No, si tratta con quasi matematica sicurezza di cinquecento milioni buttati al vento. Il governo si raccomanda per un piano industriale nuovo, stabilità degli azionisti, solidità finanziaria, eccetera. È impossibile crederci, data l’esperienza passata.
• Che c’entra il governo? Alitalia non era stata privatizzata?
Il governo è intervenuto per salvare l’azienda. Anzi, la versione ufficiale è che il governo è intervenuto per rendere possibile un confronto alla pari tra azionisti italiani e Air France. Air France aveva già progettato di pigliarsi Alitalia con poche decine di milioni, imponendo un drastico rimpicciolimento della compagnia, taglio dei dipendenti e dimezzamento della flotta. Intendiamoci, Alitalia è già oggi una compagnia regionale.
• Quindi lo Stato vuole intervenire. Le domando: perché interviene? È chiaro che alla fine sono soldi che metteremo noi. E poi le domando: come fa a intervenire lo Stato? Per esempio, sapevo che in Europa chiamano questi "aiuti" e li proibiscono.
Sono in ballo 14 mila posti di lavoro e un numero imprecisato di occupati nell’indotto. Lo Stato ha provato a intervenire con una delle sue aziende. Sono state interpellate la Cassa Depositi e Prestiti e le Ferrovie dello Stato, ma senza successo. Mauro Moretti, il capo delle Ferrovie, ha posto come condizione preliminare che si togliessero tutti dai piedi. Alla fine, Enrico Letta e Maurizio Lupi (il ministro dei Trasporti) hanno chiamato l’amministratore delegato delle Poste, Massimo Sarmi. Per far pressione su Sarmi, il governo aveva in mano una carta importante: ad aprile scade il suo periodo alla guida di Poste. Potrebbe essere riconfermato, naturalmente. E, suppongo, gli farebbe piacere visto che il suo stipendio si aggira intorno al milione e mezzo l’anno.
• Che c’entrano le lettere e i francobolli con gli aerei?
C’entrano più di quello che lei creda. Intanto, le Poste - appartenenti interamente al ministero dell’Economia (il ministro Saccomanni si sta però disinteressando del problema, ieri era in America al Fondo monetario) - le Poste, dicevo, non sono più solo un’azienda che si occupa di stampare francobolli e far arrivare a tutti noi lettere e cartoline. L’80,7 per cento dei suoi 24 miliardi di ricavi derivano da attività collaterali o nuovi business, vale a dire: servizi finanziari, di telecomunicazione, logistici, e assicurativi.
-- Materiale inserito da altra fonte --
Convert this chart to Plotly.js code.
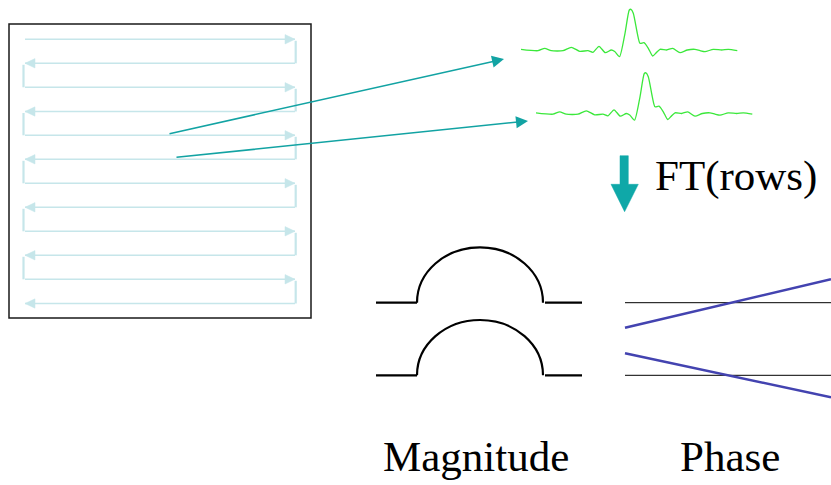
<!DOCTYPE html>
<html>
<head>
<meta charset="utf-8">
<script src="https://cdn.plot.ly/plotly-3.0.1.min.js"></script>
<style>html,body{margin:0;padding:0;background:#fff;}#plot{width:831px;height:485px;}</style>
</head>
<body>
<div id="plot"></div>
<script>
// ---- data (diagram coordinates, page units) ----
// raster scan of k-space rows
const scanRowY = [39.3, 63.3, 87.3, 111.5, 135.3, 159.3, 183.3, 207.3, 231.3, 255.3, 279.3, 303.5];
const scanLeftX = 25;
const scanRightX = 295;
const frameX = [9, 311];
const frameY = [24, 318];

const signalX = [521, 538, 544.7, 551.3, 563, 571.3, 579.7, 588, 593, 599, 605.3, 611.3, 614.7, 619.5,
  625, 629.3, 631, 633.3, 637.3, 640, 644, 648.3, 652.7, 656, 660, 666.7, 672.7, 680, 687.3, 695,
  700, 705, 713.3, 721.7, 728.3, 737.3];
const signalY = [49.3, 50.7, 48.3, 50.7, 50.7, 47.3, 51.3, 50.7, 52.3, 46.3, 52.7, 50, 51.5, 56.7,
  33.3, 10, 9.3, 13.3, 33.3, 43.3, 42.7, 48.3, 56, 53, 49.3, 50, 48.3, 52.7, 50, 49.3,
  50.7, 51.7, 49.3, 50, 49.3, 50.7];
const signalOffsetX = [0, 15];
const signalOffsetY = [0, 63.5];

// pointers from scan rows to signals
const pointerFromX = [168, 175];
const pointerFromY = [134, 157.5];
const pointerToX = [504, 528];
const pointerToY = [59, 121];

// FT arrow
const ftArrowX = [620, 628.3, 628.3, 638.3, 624.6, 611, 620];
const ftArrowY = [155.7, 155.7, 184.3, 184.3, 211.7, 184.3, 184.3];

// magnitude humps
const magBaseY = [302.7, 375.3];
const magHeight = [55.4, 55.3];
const magFlatLeft = [376, 417];
const magHump = [417, 543];
const magFlatRight = [545, 582];

// phase: reference lines and linear phase ramps
const phaseRefX = [625, 831];
const phaseRampStartY = [327.7, 353.3];
const phaseRampEndY = [279.3, 397.3];

const labels = ['FT(rows)', 'Magnitude', 'Phase'];

// ---- traces ----
const traces = [];
const shapes = [];
const annotations = [];

// scan rows (lines)
const rowX = [], rowY = [];
scanRowY.forEach(y => { rowX.push(scanLeftX, scanRightX, null); rowY.push(y, y, null); });
traces.push({x: rowX, y: rowY, mode: 'lines', line: {color: '#c6e6ea', width: 1.5}, hoverinfo: 'skip'});

// connectors
const conX = [], conY = [];
for (let i = 0; i < scanRowY.length - 1; i++) {
  const cx = (i % 2 === 0) ? scanRightX + 0.7 : scanLeftX - 1.5;
  conX.push(cx, cx, null);
  conY.push(scanRowY[i] + 1.5, scanRowY[i + 1], null);
}
traces.push({x: conX, y: conY, mode: 'lines', line: {color: '#c6e6ea', width: 2.2}, hoverinfo: 'skip'});

// arrow heads on scan rows
const headX = [], headY = [];
scanRowY.forEach((y, i) => {
  if (i % 2 === 0) {
    headX.push(scanRightX, scanRightX - 10, scanRightX - 10, scanRightX, null);
  } else {
    headX.push(scanLeftX, scanLeftX + 10, scanLeftX + 10, scanLeftX, null);
  }
  headY.push(y, y - 4.7, y + 4.7, y, null);
});
traces.push({x: headX, y: headY, mode: 'lines', fill: 'toself', fillcolor: '#c6e6ea',
  line: {color: '#c6e6ea', width: 0.5}, hoverinfo: 'skip'});

// frame
shapes.push({type: 'rect', xref: 'x', yref: 'y', x0: frameX[0], x1: frameX[1], y0: frameY[0], y1: frameY[1],
  line: {color: '#1a1a1a', width: 1.5}});

// signals
signalOffsetX.forEach((dx, k) => {
  traces.push({x: signalX.map(v => v + dx), y: signalY.map(v => v + signalOffsetY[k]),
    mode: 'lines', line: {color: '#3be83b', width: 1.3, shape: 'spline', smoothing: 0.6}, hoverinfo: 'skip'});
});

// pointers
pointerFromX.forEach((fx, k) => {
  annotations.push({x: pointerToX[k], y: pointerToY[k], ax: fx, ay: pointerFromY[k],
    xref: 'x', yref: 'y', axref: 'x', ayref: 'y', text: '', showarrow: true,
    arrowhead: 2, arrowsize: 1.6, arrowwidth: 1.5, arrowcolor: '#12a3a3', standoff: 0, startstandoff: 0});
});

// FT arrow
traces.push({x: ftArrowX.concat([ftArrowX[0]]), y: ftArrowY.concat([ftArrowY[0]]), mode: 'lines',
  fill: 'toself', fillcolor: '#0fa8a8', line: {color: '#0fa8a8', width: 0.5}, hoverinfo: 'skip'});

// magnitude
const kap = 0.5523;
magBaseY.forEach((y0, k) => {
  traces.push({x: magFlatLeft, y: [y0, y0], mode: 'lines', line: {color: '#000', width: 2.2}, hoverinfo: 'skip'});
  traces.push({x: magFlatRight, y: [y0, y0], mode: 'lines', line: {color: '#000', width: 2.2}, hoverinfo: 'skip'});
  const a = magHump[0], b = magHump[1], cx = (a + b) / 2, rx = (b - a) / 2, ry = magHeight[k];
  const path = 'M' + a + ',' + y0 +
    ' C' + a + ',' + (y0 - kap * ry) + ' ' + (cx - kap * rx) + ',' + (y0 - ry) + ' ' + cx + ',' + (y0 - ry) +
    ' C' + (cx + kap * rx) + ',' + (y0 - ry) + ' ' + b + ',' + (y0 - kap * ry) + ' ' + b + ',' + y0;
  shapes.push({type: 'path', xref: 'x', yref: 'y', path: path, line: {color: '#000', width: 2.2}});
});

// phase
magBaseY.forEach((y0, k) => {
  traces.push({x: phaseRefX, y: [y0, y0], mode: 'lines', line: {color: '#000', width: 1}, hoverinfo: 'skip'});
  traces.push({x: phaseRefX, y: [phaseRampStartY[k], phaseRampEndY[k]], mode: 'lines',
    line: {color: '#4343b0', width: 2.5}, hoverinfo: 'skip'});
});

// labels
const serif = 'Liberation Serif, Times New Roman, serif';
annotations.push({x: 653, y: 175.5, xref: 'x', yref: 'y', xanchor: 'left', yanchor: 'middle',
  text: labels[0], showarrow: false, font: {family: serif, size: 43, color: '#000'}});
annotations.push({x: 475.5, y: 456.5, xref: 'x', yref: 'y', xanchor: 'center', yanchor: 'middle',
  text: labels[1], showarrow: false, font: {family: serif, size: 43, color: '#000'}});
annotations.push({x: 729.5, y: 456.5, xref: 'x', yref: 'y', xanchor: 'center', yanchor: 'middle',
  text: labels[2], showarrow: false, font: {family: serif, size: 43, color: '#000'}});

const layout = {
  width: 831, height: 485,
  margin: {l: 0, r: 0, t: 0, b: 0, pad: 0},
  paper_bgcolor: '#fff', plot_bgcolor: '#fff',
  showlegend: false,
  xaxis: {range: [0, 831], visible: false, fixedrange: true},
  yaxis: {range: [485, 0], visible: false, fixedrange: true},
  shapes: shapes,
  annotations: annotations
};

Plotly.newPlot('plot', traces, layout, {staticPlot: true, displayModeBar: false});
</script>
</body>
</html>
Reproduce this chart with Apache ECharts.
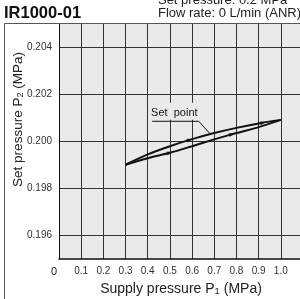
<!DOCTYPE html>
<html>
<head>
<meta charset="utf-8">
<script src="https://cdn.jsdelivr.net/npm/echarts@6/dist/echarts.min.js"></script>
<style>
  html, body { margin: 0; padding: 0; background: #fff; }
  #chart { width: 300px; height: 299px; }
</style>
</head>
<body>
<div id="chart"></div>
<script>
// 数据
const supplyP1 = [0.3, 0.4, 0.5, 0.6, 0.7, 0.8, 0.9, 1.0];
const upperP2 = [0.19901, 0.19945, 0.19980, 0.20010, 0.20036, 0.20058, 0.20077, 0.20092];
const lowerP2 = [0.19901, 0.19929, 0.19952, 0.19980, 0.20009, 0.20036, 0.20061, 0.20092];

// 箭头位置
const arrowX = [0.50, 0.59, 0.78, 0.92];
const arrowY = [0.19952, 0.20007, 0.20031, 0.20080];

// Set point 引线
const leaderX = [0.42, 0.63, 0.68];
const leaderY = [0.20086, 0.20086, 0.20034];

const xTicks = ['0', '0.1', '0.2', '0.3', '0.4', '0.5', '0.6', '0.7', '0.8', '0.9', '1.0'];

const zip = (xs, ys) => xs.map((x, i) => [x, ys[i]]);
const font = '"Liberation Sans", Arial, sans-serif';

const chart = echarts.init(document.getElementById('chart'), null, { renderer: 'canvas' });

const option = {
  animation: false,
  backgroundColor: '#fff',
  graphic: [
    // 外框
    {
      type: 'polyline',
      shape: { points: [[4.5, 310], [4.5, 23.5], [310, 23.5]] },
      style: { stroke: '#555', lineWidth: 1, fill: null },
      z: 10
    },
    {
      type: 'text', left: 4, top: 5,
      style: { text: 'IR1000-01', font: 'bold 16.5px ' + font, fill: '#111' }
    },
    {
      type: 'text', right: -1, top: -6,
      style: {
        text: 'Set pressure: 0.2 MPa\nFlow rate: 0 L/min (ANR)',
        font: '13px ' + font, fill: '#222', align: 'right', lineHeight: 13
      }
    }
  ],
  grid: {
    left: 59, right: -3, top: 24, bottom: 40,
    outerBoundsMode: 'none', containLabel: false,
    show: true, backgroundColor: '#e9eae9', borderWidth: 0
  },
  xAxis: {
    type: 'value', min: 0, max: 1.1, interval: 0.1,
    name: 'Supply pressure P{s|1} (MPa)',
    nameLocation: 'middle', nameGap: 23, nameMoveOverlap: false,
    nameTextStyle: {
      fontFamily: font, fontSize: 14, color: '#222',
      rich: { s: { fontFamily: font, fontSize: 9.5, color: '#222', verticalAlign: 'bottom', padding: [4, 0, 0, 0] } }
    },
    axisLine: { show: true, lineStyle: { color: '#111', width: 1.5 } },
    axisTick: { show: false },
    splitLine: { show: true, lineStyle: { color: '#333', width: 1 } },
    axisLabel: {
      margin: 7, fontFamily: font, fontSize: 10, color: '#333',
      formatter: (v) => {
        const i = Math.round(v * 10);
        if (i === 0) return '{z|0}';
        return xTicks[i] || '';
      },
      rich: { z: { fontFamily: font, fontSize: 11, color: '#222', padding: [0, 10, 3, 0] } }
    }
  },
  yAxis: {
    type: 'value', min: 0.195, max: 0.205, interval: 0.001,
    name: 'Set pressure P{s|2} (MPa)',
    nameLocation: 'middle', nameGap: 34, nameMoveOverlap: false,
    nameTextStyle: {
      fontFamily: font, fontSize: 13.5, color: '#222', padding: [0, 0, 0, 44],
      rich: { s: { fontFamily: font, fontSize: 9, color: '#222', verticalAlign: 'bottom', padding: [4, 0, 0, 0] } }
    },
    axisLine: { show: true, lineStyle: { color: '#111', width: 1 } },
    axisTick: { show: false },
    splitLine: { show: true, lineStyle: { color: ['rgba(0,0,0,0)', '#333'], width: 1 } },
    axisLabel: {
      margin: 7, fontFamily: font, fontSize: 10, color: '#333',
      formatter: (v) => {
        const k = Math.round(v * 1000);
        return (k % 2 === 0 && k > 195 && k < 205) ? (k / 1000).toFixed(3) : '';
      }
    }
  },
  series: [
    {
      type: 'line', data: zip(supplyP1, upperP2), smooth: 0.3,
      symbol: 'none', lineStyle: { color: '#111', width: 2 }, z: 3
    },
    {
      type: 'line', data: zip(supplyP1, lowerP2), smooth: 0.3,
      symbol: 'none', lineStyle: { color: '#111', width: 2 }, z: 3
    },
    {
      type: 'scatter', data: zip(arrowX, arrowY),
      symbol: 'triangle', symbolSize: [4, 6], symbolRotate: -75,
      itemStyle: { color: '#111' }, z: 4
    },
    {
      type: 'line', data: zip(leaderX, leaderY),
      symbol: 'none', lineStyle: { color: '#111', width: 1 }, z: 5,
      markPoint: {
        symbol: 'circle', symbolSize: 1,
        itemStyle: { color: 'rgba(0,0,0,0)' },
        data: [{ coord: [0.52, leaderY[0]] }],
        label: {
          show: true, position: 'top', distance: 1,
          formatter: 'Set  point',
          fontFamily: font, fontSize: 11, color: '#111',
          backgroundColor: '#e9eae9', padding: [5, 2, 1, 2]
        }
      }
    }
  ]
};

chart.setOption(option);
</script>
</body>
</html>
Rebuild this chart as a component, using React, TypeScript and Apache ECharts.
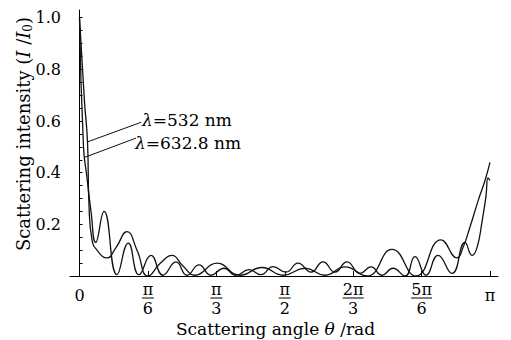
import React, { useEffect, useRef } from "react";
import * as echarts from "echarts";

// ---- tick values / labels ----
const PI = Math.PI;
const X_TICKS = [0, PI / 6, PI / 3, PI / 2, (2 * PI) / 3, (5 * PI) / 6, PI];
const X_TICK_NUM = ["0", "π", "π", "π", "2π", "5π", "π"];
const X_TICK_DEN = ["", "6", "3", "2", "3", "6", ""];
const Y_TICKS = [0.2, 0.4, 0.6, 0.8, 1.0];
const Y_MINOR_TICKS = [0.05, 0.1, 0.15, 0.2, 0.25, 0.3, 0.35, 0.4, 0.45, 0.5, 0.55, 0.6, 0.65, 0.7, 0.75, 0.8, 0.85, 0.9, 0.95, 1.0];

// ---- series: λ = 532 nm (angle in rad, normalised intensity) ----
const ANGLE_532 = [0, 0.0375, 0.0612, 0.0727, 0.0957, 0.1339, 0.2105, 0.2793, 0.3635, 0.4401, 0.5242, 0.6200, 0.7079, 0.7900, 0.8839, 1.0523, 1.2283, 1.3967, 1.5574, 1.7258, 1.8788, 2.0319, 2.2003, 2.3916, 2.5753, 2.7666, 2.8890, 2.9350, 2.9886, 3.0498, 3.1033, 3.1416];
const INT_532 = [1.0, 0.68, 0.52, 0.275, 0.14, 0.10, 0.07, 0.11, 0.172, 0.10, 0.0, 0.05, 0.08, 0.04, 0.003, 0.05, 0.003, 0.033, 0.003, 0.03, 0.003, 0.035, 0.0, 0.103, 0.0, 0.14, 0.07, 0.11, 0.19, 0.29, 0.37, 0.44];

// ---- series: λ = 632.8 nm ----
const ANGLE_633 = [0, 0.0306, 0.0574, 0.0880, 0.1240, 0.1875, 0.2870, 0.3735, 0.4554, 0.5472, 0.6390, 0.7385, 0.8227, 0.9145, 1.0064, 1.1059, 1.1977, 1.2972, 1.3890, 1.4809, 1.5803, 1.6722, 1.7717, 1.8635, 1.9554, 2.0472, 2.1467, 2.2309, 2.3151, 2.3992, 2.4911, 2.5676, 2.6518, 2.7436, 2.8508, 2.9503, 3.0039, 3.0421, 3.0804, 3.1110, 3.1263, 3.1416];
const INT_633 = [1.0, 0.5, 0.38, 0.25, 0.13, 0.25, 0.005, 0.127, 0.005, 0.08, 0.003, 0.055, 0.003, 0.043, 0.003, 0.03, 0.003, 0.025, 0.005, 0.036, 0.015, 0.05, 0.015, 0.055, 0.015, 0.055, 0.01, 0.035, 0.003, 0.03, 0.0, 0.075, 0.003, 0.08, 0.01, 0.13, 0.08, 0.11, 0.21, 0.31, 0.38, 0.37];

// ---- annotation pointer lines (data space): [curve point, text end] ----
const POINTER_532 = [[0.065, 0.52], [0.4707, 0.595]];
const POINTER_633 = [[0.0421, 0.46], [0.4324, 0.534]];

const FONT = "DejaVu Serif";

function zip(xs: number[], ys: number[]) {
  return xs.map((x, i) => [x, ys[i]]);
}

export default function App() {
  const ref = useRef<HTMLDivElement>(null);
  useEffect(() => {
    if (!ref.current) return;
    const chart = echarts.init(ref.current, undefined, { renderer: "svg" });
    const xLabel = (v: number) => {
      const k = Math.round(v / (PI / 6));
      const i = X_TICKS.findIndex((t) => Math.abs(t - v) < 1e-6);
      const idx = i >= 0 ? i : k;
      const num = X_TICK_NUM[idx];
      const den = X_TICK_DEN[idx];
      if (!den) return `{p|${num}}`;
      const bar = num.length > 1 ? "bw" : "bs";
      return `{n|${num}}\n{${bar}| }\n{d|${den}}`;
    };
    const lineStyle = { color: "#111", width: 1.3 };
    chart.setOption({
      animation: false,
      backgroundColor: "#fff",
      grid: { left: 70, right: 13, top: 10, bottom: 64, containLabel: false },
      xAxis: {
        type: "value",
        min: -0.0727,
        max: 3.2028,
        axisLine: { show: true, onZero: true, lineStyle: { color: "#000", width: 1 } },
        axisTick: { show: true, inside: true, length: 5, customValues: X_TICKS, lineStyle: { color: "#000" } },
        axisLabel: {
          show: true,
          customValues: X_TICKS,
          formatter: xLabel,
          margin: 6,
          color: "#000",
          fontFamily: FONT,
          verticalAlign: "top",
          rich: {
            p: { fontFamily: FONT, fontSize: 16, lineHeight: 27, color: "#000" },
            n: { fontFamily: FONT, fontSize: 16, lineHeight: 14, color: "#000" },
            d: { fontFamily: FONT, fontSize: 16, lineHeight: 16, color: "#000" },
            bs: { width: 12, height: 1, lineHeight: 4, fontSize: 1, backgroundColor: "#000" },
            bw: { width: 21, height: 1, lineHeight: 4, fontSize: 1, backgroundColor: "#000" },
          },
        },
        splitLine: { show: false },
      },
      yAxis: {
        type: "value",
        min: 0,
        max: 1.03,
        axisLine: { show: true, onZero: true, lineStyle: { color: "#000", width: 1 } },
        axisTick: { show: true, inside: true, length: 3, customValues: Y_MINOR_TICKS, lineStyle: { color: "#000" } },
        axisLabel: {
          show: true,
          customValues: Y_TICKS,
          formatter: (v: number) => v.toFixed(1),
          margin: 9,
          color: "#000",
          fontFamily: FONT,
          fontSize: 16,
        },
        splitLine: { show: false },
      },
      series: [
        {
          name: "λ=532 nm",
          type: "line",
          data: zip(ANGLE_532, INT_532),
          smooth: 0.5,
          showSymbol: false,
          lineStyle,
          clip: true,
          markLine: {
            silent: true,
            symbol: "none",
            label: { show: false },
            lineStyle: { color: "#111", width: 1, type: "solid" },
            data: [[{ coord: POINTER_532[0] }, { coord: POINTER_532[1] }]],
          },
        },
        {
          name: "λ=632.8 nm",
          type: "line",
          data: zip(ANGLE_633, INT_633),
          smooth: 0.5,
          showSymbol: false,
          lineStyle,
          clip: true,
          markLine: {
            silent: true,
            symbol: "none",
            label: { show: false },
            lineStyle: { color: "#111", width: 1, type: "solid" },
            data: [[{ coord: POINTER_633[0] }, { coord: POINTER_633[1] }]],
          },
        },
      ],
      graphic: [
        {
          type: "text",
          x: 275.5,
          y: 329,
          style: {
            text: "{r|Scattering angle }{i|θ}{r| /rad}",
            align: "center",
            verticalAlign: "middle",
            textAlign: "center",
            textVerticalAlign: "middle",
            fill: "#000",
            rich: {
              r: { fontFamily: FONT, fontSize: 17, fill: "#000" },
              i: { fontFamily: FONT, fontSize: 17, fontStyle: "italic", fill: "#000" },
            },
          },
        },
        {
          type: "text",
          x: 23,
          y: 134,
          rotation: Math.PI / 2,
          style: {
            text: "{r|Scattering intensity (}{i|I}{r| /}{i|I}{s|0}{r|)}",
            align: "center",
            verticalAlign: "middle",
            textAlign: "center",
            textVerticalAlign: "middle",
            fill: "#000",
            rich: {
              r: { fontFamily: FONT, fontSize: 18, lineHeight: 22, fill: "#000" },
              i: { fontFamily: FONT, fontSize: 18, lineHeight: 22, fontStyle: "italic", fill: "#000" },
              s: { fontFamily: FONT, fontSize: 12, lineHeight: 22, verticalAlign: "bottom", fill: "#000" },
            },
          },
        },
        {
          type: "text",
          x: 142,
          y: 120,
          style: {
            text: "{i|λ}{r|=532 nm}",
            align: "left",
            verticalAlign: "middle",
            textAlign: "left",
            textVerticalAlign: "middle",
            fill: "#000",
            rich: {
              r: { fontFamily: FONT, fontSize: 17, fill: "#000" },
              i: { fontFamily: FONT, fontSize: 17, fontStyle: "italic", fill: "#000" },
            },
          },
        },
        {
          type: "text",
          x: 135,
          y: 143,
          style: {
            text: "{i|λ}{r|=632.8 nm}",
            align: "left",
            verticalAlign: "middle",
            textAlign: "left",
            textVerticalAlign: "middle",
            fill: "#000",
            rich: {
              r: { fontFamily: FONT, fontSize: 17, fill: "#000" },
              i: { fontFamily: FONT, fontSize: 17, fontStyle: "italic", fill: "#000" },
            },
          },
        },
      ],
    });
    return () => chart.dispose();
  }, []);
  return <div ref={ref} style={{ width: 511, height: 340, position: "absolute", left: 0, top: 0 }} />;
}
In quanto compagnia con forte inclinazione finanziaria, un investimento in una compagnia aerea ci può stare. E inoltre, Poste ha già una sua compagnia aerea, che si chiama Mistral e con sette velivoli (sei Boeing 737 e un Atr 42) fa servizio 24 ore su 24, di notte portando la posta in tutta Italia e di giorno facendo viaggiare passeggeri, soprattutto i fedeli dell’Opera romana pellegrinaggi. Benché anche Mistral perda, potrebbe essere fusa con Alitalia? Poste Italiane potrebbe a questo punto trasportare corrispondenza in tutto il mondo, rinunciando a servirsi di aerei locali? Non potremo saperlo prima di aver letto il piano industriale. Intanto, a chi gli fa osservare che mettere soldi in Alitalia equivale a buttarli dalla finestra, Sarmi potrebbe rispondere: abbiamo un utile di un miliardo, mettere 75 milioni non è questo gran rischio. Air France metterebbe altrettanto e a questo punto Poste Italiane avrebbe quasi un 20 per cento contro un 25 per cento dei francesi. L’incognita è ancora questa però: gli altri soci metteranno soldi sufficienti per arrivare ai 300 milioni deliberati ieri? Lo si vedrà lunedì, in assemblea, anche se ieri in cda tutti hanno detto di sì. Se non si raggiungesse la cifra concordata, neanche le banche metterebbero i 200 milioni di finanziamento necessari alla provvista di mezzo miliardo individuata ieri come indispensabile alla sopravvivenza della compagnia.